The implementation of new-generation FTAs has and will increase external pressure for Vietnam in its process of improving the business environment. The business community highly appreciates the country’s infrastructure improvements, but it has still shown off some concerns.
For example, according to the World Economic Forum, Vietnam was ranked 103rd in road infrastructure quality in 2019. Thus, the effective implementation of FTAs would require a non-stop improvement in infrastructure systems such as roads, bridges, electricity, and water. Administrative procedures related to investment, business registration, production, and transport must be further simplified.
Some other challenges remain.
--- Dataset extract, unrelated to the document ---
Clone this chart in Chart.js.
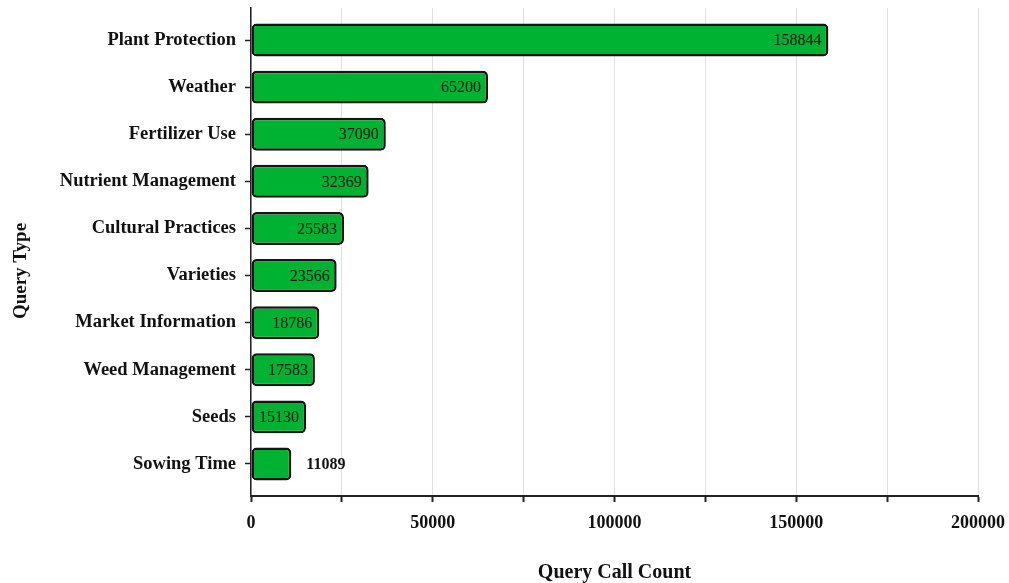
<!DOCTYPE html>
<html>
<head>
<meta charset="utf-8">
<script src="https://cdn.jsdelivr.net/npm/chart.js@4/dist/chart.umd.min.js"></script>
<style>
  html, body { margin: 0; padding: 0; background: #fff; }
  #wrap { width: 1009px; height: 583px; }
</style>
</head>
<body>
<div id="wrap"><canvas id="c" width="1009" height="583"></canvas></div>
<script>
const categories = [
  'Plant Protection', 'Weather', 'Fertilizer Use', 'Nutrient Management',
  'Cultural Practices', 'Varieties', 'Market Information', 'Weed Management',
  'Seeds', 'Sowing Time'
];
const queryCounts = [158844, 65200, 37090, 32369, 25583, 23566, 18786, 17583, 15130, 11089];
const xTickValues = [0, 50000, 100000, 150000, 200000];

const SERIF = '"Liberation Serif", "DejaVu Serif", serif';

// value labels: inside the bar end when it fits, otherwise just past it
const valueLabels = {
  id: 'valueLabels',
  afterDatasetsDraw(chart) {
    const ctx = chart.ctx;
    const meta = chart.getDatasetMeta(0);
    ctx.save();
    ctx.textBaseline = 'middle';
    ctx.fillStyle = '#111';
    meta.data.forEach((bar, i) => {
      const txt = String(queryCounts[i]);
      const w = bar.x - bar.base;
      ctx.font = 'normal 16px ' + SERIF;
      const tw = ctx.measureText(txt).width;
      if (w > tw + 12) {
        ctx.textAlign = 'right';
        ctx.fillText(txt, bar.x - 7, bar.y + 1);
      } else {
        ctx.font = 'bold 16px ' + SERIF;
        ctx.textAlign = 'left';
        ctx.fillText(txt, bar.x + 15, bar.y + 1);
      }
    });
    ctx.restore();
  }
};

// vertical axis title, centred on the band of bars
const yTitle = {
  id: 'yTitle',
  afterDraw(chart) {
    const y = chart.scales.y;
    const ctx = chart.ctx;
    const cy = (y.getPixelForValue(0) + y.getPixelForValue(categories.length - 1)) / 2 + 19;
    ctx.save();
    ctx.translate(21, cy);
    ctx.rotate(-Math.PI / 2);
    ctx.textAlign = 'center';
    ctx.textBaseline = 'middle';
    ctx.fillStyle = '#111';
    ctx.font = 'bold 19px ' + SERIF;
    ctx.fillText('Query Type', 0, 0);
    ctx.restore();
  }
};

new Chart(document.getElementById('c'), {
  type: 'bar',
  data: {
    datasets: [{
      data: queryCounts.map((v, i) => ({ x: v, y: i })),
      backgroundColor: 'rgb(0,178,50)',
      borderColor: '#151515',
      borderWidth: 2.5,
      borderRadius: 5,
      borderSkipped: false,
      barPercentage: 0.7,
      categoryPercentage: 1
    }]
  },
  options: {
    indexAxis: 'y',
    responsive: false,
    animation: false,
    devicePixelRatio: 1,
    layout: { padding: { top: 8, right: 31, left: 0, bottom: 0 } },
    plugins: { legend: { display: false }, tooltip: { enabled: false } },
    scales: {
      x: {
        type: 'linear',
        min: 0,
        max: 200000,
        afterFit(scale) { scale.height = 87; scale.paddingLeft = 0; scale.paddingRight = 0; },
        ticks: {
          stepSize: 25000,
          autoSkip: false,
          maxRotation: 0,
          padding: 11,
          color: '#111',
          font: { family: SERIF, size: 18, weight: 'bold' },
          callback: (v) => xTickValues.includes(v) ? String(v) : ''
        },
        grid: {
          color: '#e0e0e0',
          lineWidth: 1,
          tickLength: 6,
          tickColor: '#222',
          tickWidth: 2
        },
        border: { display: true, color: '#222', width: 2 },
        title: {
          display: true,
          text: 'Query Call Count',
          color: '#111',
          font: { family: SERIF, size: 20, weight: 'bold' },
          padding: { top: 0, bottom: -2 }
        }
      },
      y: {
        type: 'linear',
        reverse: true,
        bounds: 'data',
        offset: false,
        min: -0.68,
        max: 9.68,
        afterBuildTicks(scale) {
          scale.ticks = categories.map((_, i) => ({ value: i }));
        },
        afterFit(scale) { scale.width = 251; scale.paddingTop = 0; scale.paddingBottom = 0; },
        ticks: {
          autoSkip: false,
          padding: 9,
          color: '#111',
          font: { family: SERIF, size: 18.5, weight: 'bold' },
          callback: (v) => categories[v] !== undefined ? categories[v] : ''
        },
        grid: {
          offset: false,
          drawOnChartArea: false,
          tickLength: 6,
          tickWidth: 1.5,
          tickColor: '#222'
        },
        border: { display: true, color: '#222', width: 1.5 },
        title: { display: false }
      }
    }
  },
  plugins: [valueLabels, yTitle]
});
</script>
</body>
</html>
Specifically, the first and most important thing is to raise awareness about FTAs. It is not natural that almost all resolutions of the Party and the government on international economic integration stress a big need to raise awareness about FTAs in general and international economic integration in particular.
The next challenge is to improve competitiveness. Vietnamese enterprises have focused on improving competitiveness in price only. However, if they fail to better their competitiveness in other aspects, such as product quality, ability to meet big orders, timely delivery, and distribution, they will find it difficult to enter the markets of FTA member nations, or they can even lose right in the Vietnamese market.
In addition, Vietnamese enterprises have also been facing numerous difficulties in meeting conditions about rules of origin (ROO). Different FTAs have different ROO regulations.
Even, special groups of products are also required to meet separate such regulations. For example, those for farm produce are different from those for textile and garment products, and the ROO in the ASEAN Free Trade Zone is different than that carved in the CPTPP and the EVFTA.
Statistics from 2018 showed that Vietnamese enterprises’ ability in taking advantage of incentives in a number of FTAs remained low, at merely 28-35 per cent. Though the CPTPP has been implemented for a year, the number of local enterprises’ taking advantage of some markets, such as Australia, is very limited.
Finally, one of the very important things now is how to select and attract high-quality FDI is not easy. The Politburo’s Resolution No.50-NQ/TW dated last August on orientations to perfect institutions, policies, improve the quality and efficiency of foreign investment co-operation activities towards 2030 was a necessary condition.
If the resolution fails to concretise specific criteria, it would continue being difficult to lure in high-quality FDI.